Two Men in Manhattan, 11 October 2010
Author: random_avenger

French director Jean-Pierre Melville is known for directing several classic films such as Bob le flambeur (1956) and Le samouraï (1967), but he also did some acting over the course of his career. However, his only starring role was in his own 1959 crime film Two Men in Manhattan, where he plays a journalist named Moreau who is assigned to find out why a French diplomat named Fèvre-Berthier was absent from a United Nations council meeting. With his photographer friend Delmas (Pierre Grasset), Moreau suspects a female lover might be involved and follows clues from woman to woman in the night of New York City, a place that never sleeps.

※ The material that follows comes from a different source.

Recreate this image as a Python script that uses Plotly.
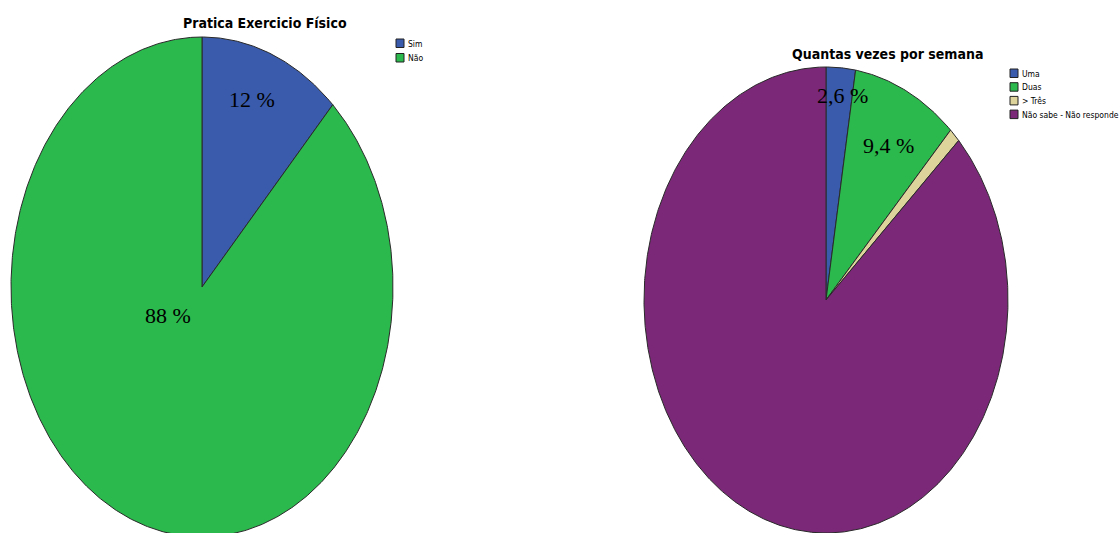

There also seems to be a car following Moreau and Delmas...

Said to be a combination of American film noir and the budding French New Wave movement, Two Men in Manhattan very neatly utilizes the good sides of both styles. The urban street views and skyscrapers look excellent in the glow of the bright ad signs on store marquees and the dark, stark lighting set up for interior scenes is a joy to the eye too. The laid-back jazz soundtrack is highly enjoyable, creating a mood softer than in hard boiled detective noirs, even though the seedy locations would fit in such flicks seamlessly as well.

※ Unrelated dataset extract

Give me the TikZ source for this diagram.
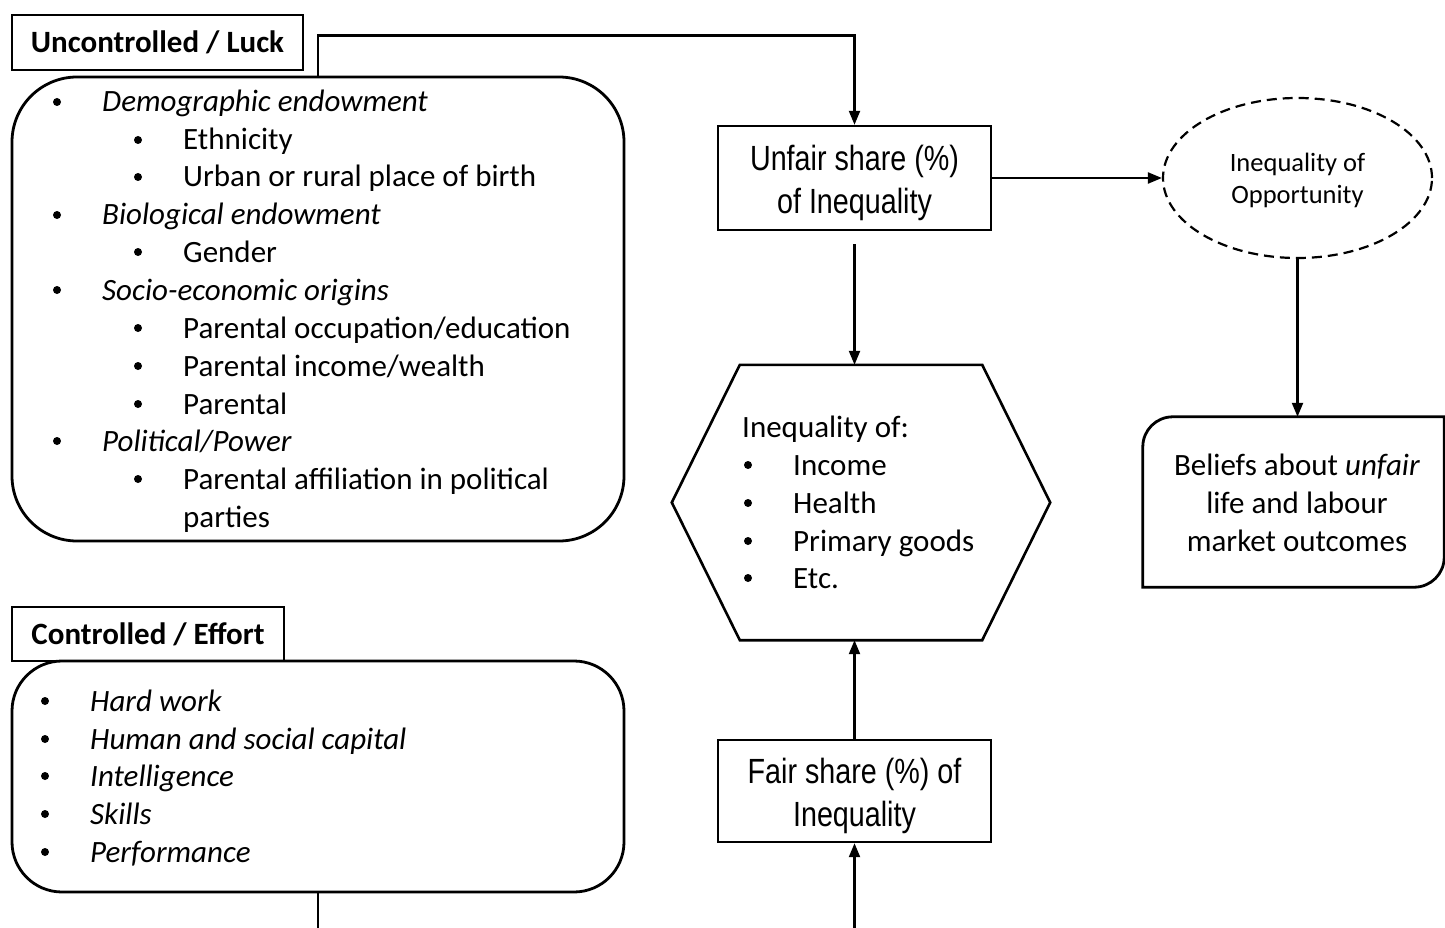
\documentclass[tikz,border=0pt]{standalone}
\usepackage{fontspec}
\setmainfont{Carlito}
\newfontfamily\narrowfont{Liberation Sans}[FakeStretch=0.82]
\usetikzlibrary{shapes.geometric,arrows.meta}
\tikzset{
  bx/.style={draw, line width=2.8pt},
  hdr/.style={draw, line width=2.4pt, inner sep=0, font=\fontsize{31pt}{36pt}\selectfont\bfseries},
  rbox/.style={bx, inner sep=0, minimum width=612pt},
  sharebox/.style={draw, line width=2.4pt, inner sep=0, minimum width=273pt},
  sharetxt/.style={inner sep=0, align=center, font=\narrowfont\fontsize{35pt}{43pt}\selectfont},
  itm/.style={anchor=base west, inner sep=0, font=\fontsize{31pt}{36pt}\selectfont},
  bul/.style={circle, fill, inner sep=0, minimum size=8pt},
  arr/.style={line width=2.2pt, -{Triangle[length=14pt,width=11pt]}},
  conn/.style={line width=2.2pt},
}
\newcommand{\li}[5]{\node[bul] (#1b) at (#2,#4) {}; \node[itm] (#1) at (#3,#4+10) {#5};}
\begin{document}
\begin{tikzpicture}[x=1pt,y=-1pt]
\useasboundingbox (0,0) rectangle (1445,928);
\clip (0,0) rectangle (1445,928);

% Uncontrolled
\node[hdr, minimum width=291pt, minimum height=55pt] (uhdr) at (157.5,42.5) {Uncontrolled / Luck};
\node[rbox, minimum height=464pt, rounded corners=65pt] (ubox) at (318,309) {};
\li{u1}{57}{102}{102}{\textit{Demographic endowment}}
\li{u2}{138}{183}{140}{Ethnicity}
\li{u3}{138}{183}{177}{Urban or rural place of birth}
\li{u4}{57}{102}{215}{\textit{Biological endowment}}
\li{u5}{138}{183}{252}{Gender}
\li{u6}{57}{102}{290}{\textit{Socio-economic origins}}
\li{u7}{138}{183}{328}{Parental occupation/education}
\li{u8}{138}{183}{366}{Parental income/wealth}
\li{u9}{138}{183}{404}{Parental}
\li{u10}{57}{102}{441}{\textit{Political/Power}}
\li{u11}{138}{183}{479}{Parental affiliation in political}
\node[itm] (u12) at (183,517+10) {parties};

% Controlled
\node[hdr, minimum width=272pt, minimum height=54pt] (chdr) at (148,634) {Controlled / Effort};
\node[rbox, minimum height=231pt, rounded corners=50pt] (cbox) at (318,776.5) {};
\li{c1}{45}{90}{701}{\textit{Hard work}}
\li{c2}{45}{90}{739}{\textit{Human and social capital}}
\li{c3}{45}{90}{776}{\textit{Intelligence}}
\li{c4}{45}{90}{814}{\textit{Skills}}
\li{c5}{45}{90}{852}{\textit{Performance}}

% Share boxes
\node[sharebox, minimum height=104pt] (unfair) at (854.5,178) {};
\node[sharetxt] (unfairtxt) at (854.5,183) {Unfair share (\%)\\of Inequality};
\node[sharebox, minimum height=102pt] (fair) at (854.5,791) {};
\node[sharetxt] (fairtxt) at (854.5,796) {Fair share (\%) of\\Inequality};

% Hexagon
\node[inner sep=0, minimum width=378pt, minimum height=275pt] (hex) at (861,502.5) {};
\draw[line width=2.6pt] (hex.west) -- ([xshift=68pt]hex.north west) -- ([xshift=-68pt]hex.north east) -- (hex.east)
  -- ([xshift=-68pt]hex.south east) -- ([xshift=68pt]hex.south west) -- cycle;
\node[itm] (h0) at (742,427+10) {Inequality of:};
\li{h1}{748}{793}{465}{Income}
\li{h2}{748}{793}{503}{Health}
\li{h3}{748}{793}{541}{Primary goods}
\li{h4}{748}{793}{578}{Etc.}

% Ellipse
\node[ellipse, draw, dash pattern=on 10pt off 6pt, line width=2.2pt, minimum width=269pt, minimum height=160pt,
  inner sep=0] (ell) at (1297.5,178) {};
\node[inner sep=0, align=center, font=\fontsize{26.5pt}{32pt}\selectfont] (elltxt) at (1297.5,180) {Inequality of\\Opportunity};

% Beliefs
\node[inner sep=0, minimum width=301pt, minimum height=170pt] (beliefs) at (1293.5,502) {};
\node[inner sep=0, align=center, font=\fontsize{31pt}{38pt}\selectfont] (beliefstxt) at (1297,503) {Beliefs about \textit{unfair}\\life and labour\\market outcomes};
\draw[bx] (beliefs.south west) -- ([yshift=-30pt]beliefs.north west)
  .. controls ([yshift=-13.4pt]beliefs.north west) and ([xshift=13.4pt]beliefs.north west) .. ([xshift=30pt]beliefs.north west)
  -- (beliefs.north east) -- ([yshift=30pt]beliefs.south east)
  .. controls ([yshift=13.4pt]beliefs.south east) and ([xshift=-13.4pt]beliefs.south east) .. ([xshift=-30pt]beliefs.south east)
  -- cycle;

% Connectors
\coordinate (cout) at (318,940);
\coordinate (fin) at (854.5,940);
\draw[arr] (ubox.north) -- ++(0,-40) -| (unfair.north);
\draw[arr] (unfair.east) -- (ell.west);
\draw[arr] (ell.south) -- (ell.south |- beliefs.north);
\draw[arr, shorten <=13pt] (unfair.south) -- (unfair.south |- hex.north);
\draw[arr] (fair.north) -- (fair.north |- hex.south);
\draw[arr] (fin) -- (fair.south);
\draw[conn] (cbox.south) -- (cout);
\end{tikzpicture}
\end{document}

A lot of the film's charm lies on the shoulders of the two protagonists, who suit their roles splendidly. Melville's sad-looking appearance matches his character's melancholic but righteous attitude perfectly, while Grasset makes a great pairing for him as the greedy and amoral Delmas, prone to drinking and sleeping around. Ultimately their opposing approaches to the ethics of journalism are what create one of the main themes of the film; namely, examining the responsibility of the press when publishing stories of delicate nature. Besides the lead duo, the supporting actors do a good job too, from a suicidal stage actress Judith Nelson (Ginger Hall) to a jaded cabaret dancer Bessie Reed (Michèlle Bailly) and a jazz singer Virginia Graham (Glenda Leigh) who we get to see recording a haunting song in a studio.

All in all, when a film successfully combines a totally smooth and cool atmosphere with suspense and humour like Two Men in Manhattan does, it just cannot be anything but highly enjoyable. The movie is simply thoroughly entertaining, but since the technical elements are also very skilfully created, there is no reason to skip this one if you're even remotely interested in film noir and French cinema.